False Summit:It looks pretty extreme from this vantage point but it was pretty wide and had a very good route to the top:That was the slowest part though; it was windy and a little steeper. But there were lots of people ahead of me and I know from my bike racing days if I see someone ahead of me I need to catch and pass them. Finally I summited, around 2 hours after I started. I am the Shermanator! Someone even had a sign with the elevation on it that made it seem even more extreme to my friends back in Wisconsin! :) There were 5 or 6 people up there when I got there but before long there were a good 15 people and a yellow lab: The views were amazing, Pikes and South Park to the South:Elbert, Massive, Leadville and the Sawatch range to the west: The DeCaLiBro and Quandary to the north and Gray and Torreys to the northwest. Also got probably the best view of South Park. The top was perfectly peaceful with a great mix of people. I decided I had to do at least 3 summits this vacation as I had 3 different flavors of Mountain Dew! Opted for the Dew Distortion on this one however because of me forcing some altitude early into our trip: The way down always sucks for me, I always underestimate how much I don't like it. The beginning was fun and I made quick work. That brown dot is the 4 story mining ruin seen from above on my way down: Saw 3 more dogs on the way up (one of which was on her 20th different 14er, impressive.) I brought hiking poles with but decided not to use them until I turned my ankle (I have bad ankles and it was only a matter of time.) Of course I turned each one (and never did get the poles out). I turned them after the hard part too, in unlikely spots where I was worried more about speed and less about the rocks. Oh well, they've been turned so many times that I can walk it off most of the time, and these were both very minor. I did get some different views of mining ruins and found the sun to be perfect for a B&W shot of this gem:
It still took well over an hour to get down and the last trudge on dirt road seemingly took forever but I made it to my car. I set my GPS on my car and opened up the car. Rocked a piss and then I was off. The road down was pretty smooth but once I got back to pavement I realized my GPS was still on my car when I left. Oops. Since it likely fell off into the road and got run over it the fall alone didn't shatter it, I let my GPS go which was a bummer since it was the only one I brought for the trip so no more GPS on my bike rides or other hikes. Here's the Garmin to top of Sherman before meeting it's untimely demise two hours later:I posted on the forums and ColoradoLawDobe found the pieces of it in the road (clearly run over) and sent me the pieces, time to call Garmin, I was just riding along and my GPS exploded…or maybe they have some discount replacement.

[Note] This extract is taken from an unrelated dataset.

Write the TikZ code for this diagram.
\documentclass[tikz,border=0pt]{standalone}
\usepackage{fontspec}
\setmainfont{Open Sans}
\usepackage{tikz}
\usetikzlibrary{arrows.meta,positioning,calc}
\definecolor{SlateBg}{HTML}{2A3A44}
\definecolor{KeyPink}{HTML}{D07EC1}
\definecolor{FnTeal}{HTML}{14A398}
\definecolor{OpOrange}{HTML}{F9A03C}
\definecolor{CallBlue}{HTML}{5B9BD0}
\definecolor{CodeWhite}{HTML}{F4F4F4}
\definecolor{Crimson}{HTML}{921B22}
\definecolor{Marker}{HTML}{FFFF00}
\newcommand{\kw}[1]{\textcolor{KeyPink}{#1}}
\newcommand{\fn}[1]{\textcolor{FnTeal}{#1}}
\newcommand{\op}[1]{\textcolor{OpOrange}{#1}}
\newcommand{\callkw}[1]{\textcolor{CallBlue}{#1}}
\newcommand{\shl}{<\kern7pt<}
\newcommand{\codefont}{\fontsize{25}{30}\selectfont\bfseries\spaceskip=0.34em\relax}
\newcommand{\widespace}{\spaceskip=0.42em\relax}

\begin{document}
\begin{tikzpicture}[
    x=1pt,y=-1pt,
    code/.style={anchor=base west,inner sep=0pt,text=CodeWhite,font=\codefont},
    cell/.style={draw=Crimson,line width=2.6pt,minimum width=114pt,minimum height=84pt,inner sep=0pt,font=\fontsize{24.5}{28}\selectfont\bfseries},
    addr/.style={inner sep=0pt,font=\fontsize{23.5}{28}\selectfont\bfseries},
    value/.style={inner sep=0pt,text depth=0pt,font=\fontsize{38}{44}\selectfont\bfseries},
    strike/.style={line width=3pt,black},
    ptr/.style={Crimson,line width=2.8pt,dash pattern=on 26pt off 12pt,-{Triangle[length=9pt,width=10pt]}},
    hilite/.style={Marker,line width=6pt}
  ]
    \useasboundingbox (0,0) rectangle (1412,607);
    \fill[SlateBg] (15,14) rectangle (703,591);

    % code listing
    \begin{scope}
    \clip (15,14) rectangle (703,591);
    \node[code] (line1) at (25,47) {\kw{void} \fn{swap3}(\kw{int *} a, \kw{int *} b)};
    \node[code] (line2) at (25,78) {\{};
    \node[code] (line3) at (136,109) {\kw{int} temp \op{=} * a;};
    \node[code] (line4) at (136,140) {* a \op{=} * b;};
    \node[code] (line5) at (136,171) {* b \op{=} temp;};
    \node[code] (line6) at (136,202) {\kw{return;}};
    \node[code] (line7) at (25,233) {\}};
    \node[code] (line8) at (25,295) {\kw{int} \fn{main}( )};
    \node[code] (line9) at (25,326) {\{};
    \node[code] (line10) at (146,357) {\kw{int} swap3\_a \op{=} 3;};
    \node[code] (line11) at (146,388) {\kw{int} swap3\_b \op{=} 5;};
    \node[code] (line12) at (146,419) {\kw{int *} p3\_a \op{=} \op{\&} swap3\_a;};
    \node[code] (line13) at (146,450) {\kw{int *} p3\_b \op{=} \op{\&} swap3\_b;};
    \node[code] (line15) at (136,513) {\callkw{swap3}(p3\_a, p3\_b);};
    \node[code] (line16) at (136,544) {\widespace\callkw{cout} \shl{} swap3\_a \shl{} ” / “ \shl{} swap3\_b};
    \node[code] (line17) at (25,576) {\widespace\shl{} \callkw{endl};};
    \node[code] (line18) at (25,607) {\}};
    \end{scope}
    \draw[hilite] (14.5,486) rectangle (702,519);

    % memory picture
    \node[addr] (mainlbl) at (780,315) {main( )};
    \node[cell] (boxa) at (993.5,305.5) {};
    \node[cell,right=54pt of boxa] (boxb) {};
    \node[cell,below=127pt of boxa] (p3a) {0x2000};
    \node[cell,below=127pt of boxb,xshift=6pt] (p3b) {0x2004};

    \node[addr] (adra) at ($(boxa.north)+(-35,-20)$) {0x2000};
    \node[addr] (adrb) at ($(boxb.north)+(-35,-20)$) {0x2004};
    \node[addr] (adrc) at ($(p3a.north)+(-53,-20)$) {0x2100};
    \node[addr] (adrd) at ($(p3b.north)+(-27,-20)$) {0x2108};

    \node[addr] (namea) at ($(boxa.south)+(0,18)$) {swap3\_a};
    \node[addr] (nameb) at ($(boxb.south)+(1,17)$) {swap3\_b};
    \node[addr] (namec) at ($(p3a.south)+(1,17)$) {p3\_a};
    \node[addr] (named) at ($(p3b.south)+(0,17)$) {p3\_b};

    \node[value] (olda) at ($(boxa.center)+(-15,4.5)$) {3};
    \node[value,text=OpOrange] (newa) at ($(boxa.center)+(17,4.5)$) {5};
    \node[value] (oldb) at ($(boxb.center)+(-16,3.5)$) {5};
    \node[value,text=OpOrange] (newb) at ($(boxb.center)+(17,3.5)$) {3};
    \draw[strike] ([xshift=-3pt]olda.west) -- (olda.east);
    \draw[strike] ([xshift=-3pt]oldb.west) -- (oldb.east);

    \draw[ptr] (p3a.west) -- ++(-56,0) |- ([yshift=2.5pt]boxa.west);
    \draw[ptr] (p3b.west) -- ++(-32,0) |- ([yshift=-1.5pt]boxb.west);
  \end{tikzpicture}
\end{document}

It didn't take me long after getting back to Breck to realize I wasn't 100% yet. My head hurt, my stomach ached and I had no energy. It basically took Mt Yale off of my calendar for the week (we stayed 5 nights so it was tight to begin with) and pushed Grays and Torreys back another day. But I was very happy for getting this one off of my list. It was the second easiest 14er I've done (Democrat is easier and I am guessing if you just did Lincoln it would be about as easy) but was so very hard anyways. This was my 7th official 14er summit (Cameron doesn't count even though I loved it) and had some of the best weather and views I've ever partaken in.